Surrogates For Social Touch
Surrogates For Social Touch 2018-ongoing
Faux fur, fabric, foam, found objects
Choose an object from the wall. Touch yourself.
Touch others, if they consent.
Let your skin decide what it wants.
Return the object to its place. Repeat at your pleasure.
Touch is the first sense developed in utero and the last to deteriorate with age. It is our first language; the skin is our primary organ of communication, and the largest sensory organ. We possess no off switch for our tactile perception: we constantly sense and gain knowledge of our surroundings through the skin, even while sleeping.
Psychologist Tiffany Field maintains that the growing stigmatisation of touch, due to fear of sexual abuse lawsuits, is leading to ‘touch hunger’. She suggests that our preoccupation with the disembodied digital world of experience is also causing touch deprivation. Sensory neuroscientist Francis McGlone is alarmed at the disappearance of touch from our daily lives and how we suffer physically and mentally in its absence. My work playfully addresses our essential human need for touch when it posits objects as surrogates for the caress and embrace of another.
In my studio practice I am fascinated by how allowing touch, and making works specifically to be touched, adds to the experience of installation art.

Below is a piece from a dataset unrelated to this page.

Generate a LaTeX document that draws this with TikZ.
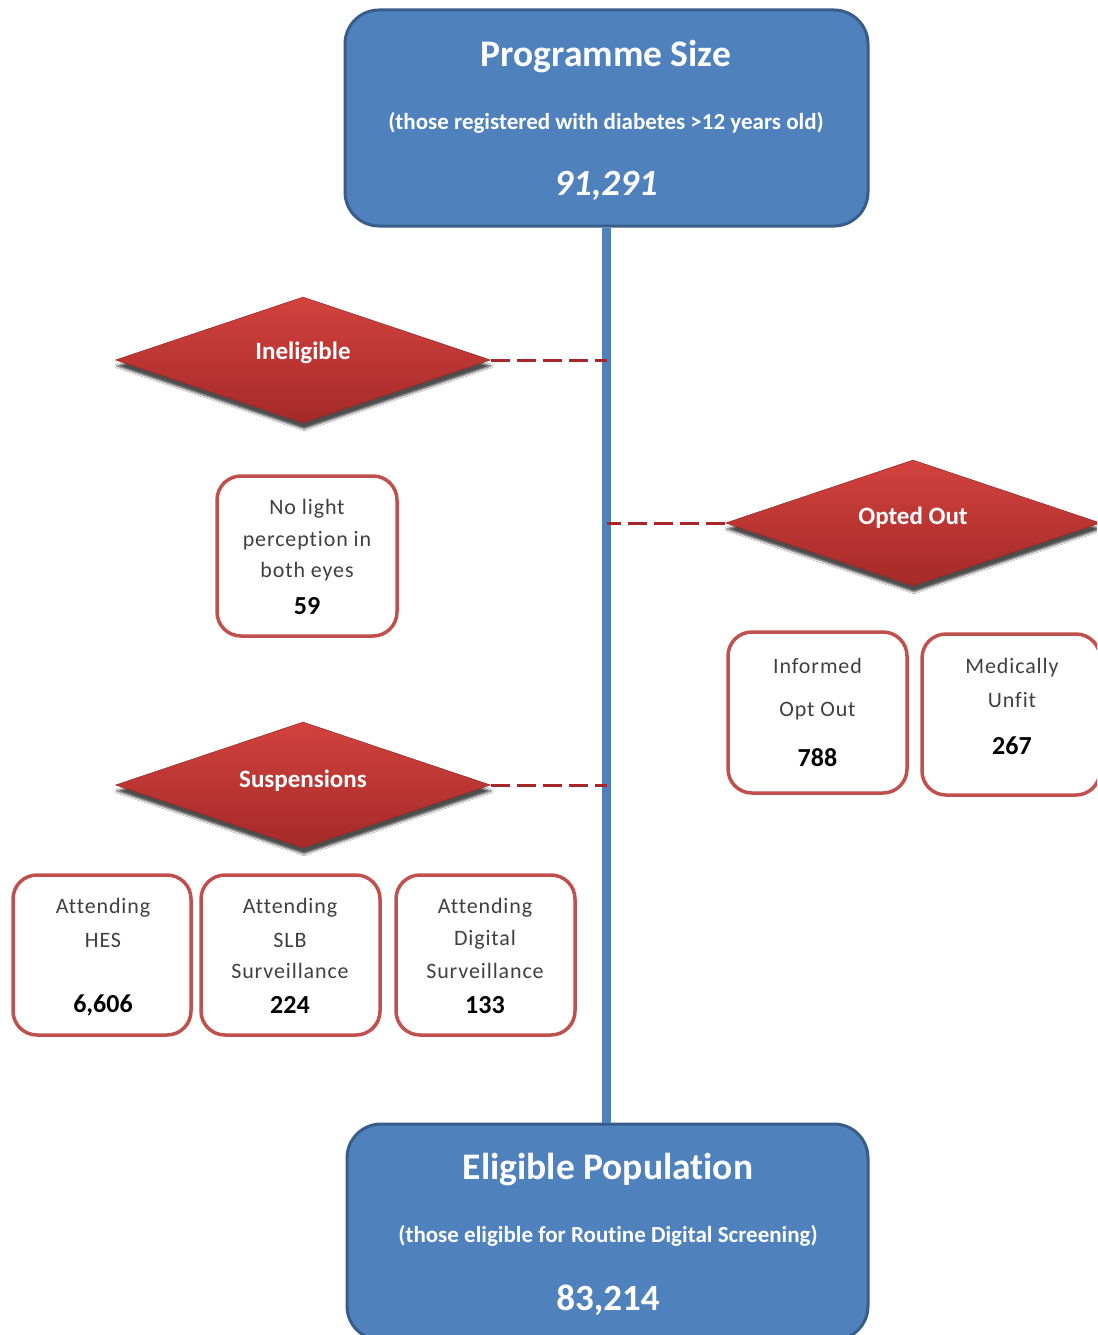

My interest in touch and human sensory experience grew from lived experience of chronic illness. I have an immune system dysregulation that affects my senses. For the most part, I cannot smell; therefore, I taste very little. Often, on waking, I cannot focus my vision due to inflammation. My hearing and auditory processing is affected. I am thus acutely attuned to my senses and how their functioning, and relationship to each other, changes over time with the cyclical presentation of my condition. Touch therefore is my body’s dependable silent interface for perception and a source of deep personal comfort. Feeling the absence of touch in my life, whilst recovering from surgery in 2018, I began to explore how common household objects could be humorously reimagined as tools for touch and self-soothing.